Agitado y sudoroso, el diputado colorado ingresa a su oficina del Parlamento. Viene de la sesión en la que trataron la ley que obliga al Poder Ejecutivo a usar todos los fondos sociales de Itaipú y Yacyretá en la lucha contra el Covid-19. Lo recibe su secretario, con aire preocupado:
—¿Le pasa algo, diputado?
—¡Claro que sí! —dijo y se sentó en el sofá—. No puedo creer que hayamos perdido esta votación. Hay cosas con las que no hay que joder y una de ellas son nuestros fondos sociales. No podemos flojear en cuestiones tan delicadas. Y menos tan cerca de las elecciones. Demasiado me enerva que nos toquen esa plata.
—Tranquilo, diputado —le dijo y le sirvió un vaso de agua—. De repente, hasta resulta mejor haber perdido. La gente anda con mucha mala onda por la cantidad de muertos diarios. Nos culpan a nosotros. Nos iban a comer vivos si nos negábamos a usar ese dinero en la salud.
—Son los precios que hay que pagar en política si se quiere el poder. Habíamos acordado votar todos unidos, como otras veces. Por eso me pone mal que algunos nos hayan traicionado —secándose una lágrima indecisa que se deslizaba por la mejilla.
—Es que esta vez la presión es insoportable, doctor. Se vuelve uno un poco loco, empieza a pensar disparates. ¿No vio lo que le pasó al diputado Núñez?
—¿Quién? ¿Bachi?
—Sí. Empezó a presentar unos proyectos completamente ridículos. Primero ese por el que íbamos a exportar a nuestros enfermos de Covid para que sean tratados en los países vecinos. “Es algo que se está haciendo en Europa”, le bajó.
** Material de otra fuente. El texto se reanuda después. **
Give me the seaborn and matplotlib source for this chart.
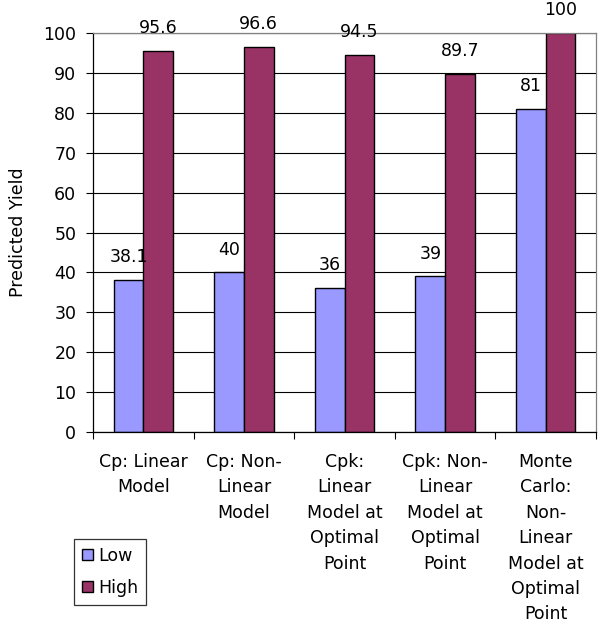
import matplotlib
matplotlib.use("Agg")
import matplotlib.pyplot as plt
import seaborn as sns
import pandas as pd
import numpy as np

categories = ["Cp: Linear\nModel", "Cp: Non-\nLinear\nModel", "Cpk:\nLinear\nModel at\nOptimal\nPoint",
              "Cpk: Non-\nLinear\nModel at\nOptimal\nPoint", "Monte\nCarlo:\nNon-\nLinear\nModel at\nOptimal\nPoint"]
low_values = [38.1, 40, 36, 39, 81]
high_values = [95.6, 96.6, 94.5, 89.7, 100]
series_names = ["Low", "High"]
yticks = list(range(0, 101, 10))

df = pd.DataFrame({
    "Category": categories * 2,
    "Series": [series_names[0]] * len(categories) + [series_names[1]] * len(categories),
    "Value": low_values + high_values,
})

sns.set_style("white")
plt.rcParams['font.family'] = ['DejaVu Sans']
plt.rcParams['text.color'] = 'black'
plt.rcParams['axes.labelcolor'] = 'black'
plt.rcParams['xtick.color'] = 'black'
plt.rcParams['ytick.color'] = 'black'

FS = 12.5

fig = plt.figure(figsize=(6.07, 6.29), dpi=100)
ax = fig.add_axes([93/607, 1-432/629, (596-93)/607, (432-33)/629])

sns.barplot(data=df, x="Category", y="Value", hue="Series", hue_order=series_names,
            palette={"Low": "#9999FF", "High": "#993366"}, width=0.59,
            edgecolor="black", linewidth=1.0, ax=ax, legend=True, saturation=1)

for c in ax.containers:
    ax.bar_label(c, labels=[f"{v:g}" for v in c.datavalues], padding=10, fontsize=FS, color="black")

ax.set_ylim(0, 100)
ax.set_yticks(yticks)
ax.set_xlim(-0.5, len(categories) - 0.5)
ax.yaxis.grid(True, color="black", linewidth=0.8)
ax.set_axisbelow(True)
ax.set_xlabel("")
ax.set_ylabel("Predicted Yield", fontsize=FS, labelpad=12, color="black")
ax.tick_params(axis="y", which="major", left=True, length=5, width=0.8, labelsize=FS, pad=7,
               color="black", labelcolor="black")
ax.tick_params(axis="x", which="major", bottom=False, length=0, labelsize=FS, pad=15, labelcolor="black")
ax.set_xticks(np.arange(-0.5, len(categories), 1.0), minor=True)
ax.tick_params(axis="x", which="minor", bottom=True, length=5, width=0.8, color="black")
for lbl in ax.get_xticklabels():
    lbl.set_linespacing(1.53)

for side in ["left", "bottom"]:
    ax.spines[side].set_color("black")
    ax.spines[side].set_linewidth(0.9)
for side in ["top", "right"]:
    ax.spines[side].set_color("#808080")
    ax.spines[side].set_linewidth(0.9)

handles, labels = ax.get_legend_handles_labels()
ax.get_legend().remove()
leg = fig.legend(handles, labels, loc="upper left", bbox_to_anchor=(74/607, 1-539/629),
                 frameon=True, fancybox=False, edgecolor="black", fontsize=FS,
                 handlelength=0.63, handleheight=0.63, handletextpad=0.3,
                 labelspacing=0.8, borderpad=0.45, borderaxespad=0)
leg.get_frame().set_linewidth(0.9)
for t in leg.get_texts():
    t.set_color("black")

fig.savefig("out.png", dpi=100)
—¡Ehh! A mí también me pareció muy extraño. Pero como él es médico, no dije nada.
—Y, a continuación, presentó el segundo: “Si un personal de blanco se muere de Covid-19, su cargo será heredado por uno de sus hijos. No importa si entiende o no algo del tema.
—Cierto. Muy loco. Él no era así. ¿Y vos decís que es por la presión que estamos soportando?
—Evidente. ¿Quién aguanta que todos los días se diga que por culpa de la mezquindad de nuestro partido la gente se está muriendo en los hospitales? Demasiado pesado es, diputado. A nadie le gusta ser tratado de hijo de Satanás.
—¡Hijos del Moñái! —recordó recuperando la sonrisa—. El diputado Roberto González fue quien dijo eso, al sostener que era un sacrilegio tocar nuestros fondos sociales. Se hubiera quedado callado. Solo sirvió para que se le recuerde que tiene a un hermano, dos hijos y un yerno prendidos al presupuesto de las binacionales.
—Con el debido respeto, doctor, ese tu colega ya es un caradura. Más de dos mil millones de guaraníes por año se lleva su familia de las represas. Y, encima, él si que es el que con más fanatismo se niega a darle plata a la salud pública.
—¡E’a! Parece que vos también estás en contra del partido…
—Para nada, diputado. Hay que saber medir la temperatura de la calle. Soy bueno en eso. Por algo me trajiste como tu secretario.
—Y, bueno… De todos modos, la pelota tata está en manos de Marito. Veremos qué decide.
—No va a aguantar. Toda la bronca se va a concentrar en él. No va a durar dos días en el poder si llega a vetar. ¿No se dio cuenta de que ya comenzó a decir disparates? “El Paraguay tiene uno de los mejores sistemas de salud del mundo”, dijo la vez pasada.
—¡Nde tavy! ¡Escuché! Igual me duele dejar que toquen nuestros fondos…
—Es que la presión es insoportable, diputado.